NAB wants the FCC to fix the problem by permitting nonattributable foreign ownership in broadcasters of up to 49.99 percent without prior commission approval, and allowing up to 100 percent aggregate foreign ownership of broadcasters. The FCC should also be explicit and detailed with guidance about how it will review foreign ownership applications, NAB said. “A more clearly defined review and approval process will provide licensees greater transparency and predictability,” NAB said.
With so many competing media options, the rationale for the FCC to limit foreign ownership in broadcasting no longer applies, NAB said. The role of such rules to “control the ability of foreign entities to disseminate programming in the United States has been extremely diluted,” NAB said. “Even in the context of revised foreign ownership rules, the Commission and Executive Branch agencies will retain the ability to evaluate transactions and protect against security threats,” NAB said. Nexstar also backed streamlined foreign ownership rules.
While T-Mobile agreed with the thrust of the FCC's NPRM, it said simpler steps than those suggested by the FCC could be taken to streamline the way the commission gauges foreign ownership. “The Commission should establish a rebuttable presumption that shareholders holding interests of five percent or less in a public company in the ownership chain do not raise public interest concerns,” T-Mobile said. “There is no need for a fact-intensive inquiry into a public company’s five-percent-or-less shareholders.” The FCC should “recognize that shareholders holding interests of five percent or less in a public company cannot influence the decisions of the company” instead of adopting “highly detailed” methodologies for determining ownership, T-Mobile said.
These changes “would serve the public interest by promoting additional investment in the broadcast sector,” and assist all publicly traded communications companies, 21st Century Fox said. Public company shares “increasingly are bought and sold as part of a global stock market,” it said.

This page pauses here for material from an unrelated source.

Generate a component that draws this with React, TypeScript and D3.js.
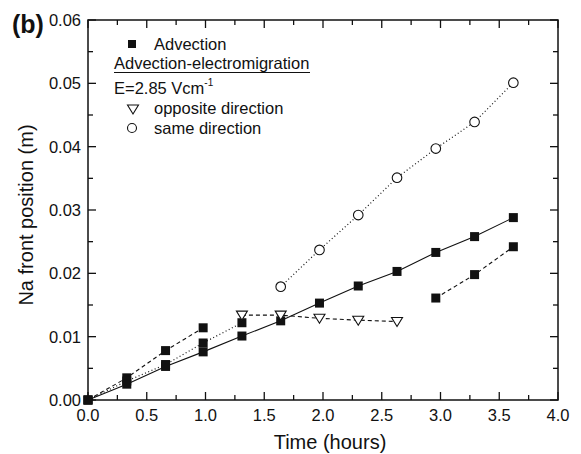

Comcast “strongly” supports an FCC proposal in the NPRM to allow licensees owned by U.S. public companies to “rely solely on information that is known or reasonably should be known to the public company” to determine if the licensee is in compliance with foreign ownership rules, Comcast said in its comments. The FCC shouldn't “impose any specific methodology” on how companies should analyze the available information about their investors, Comcast said.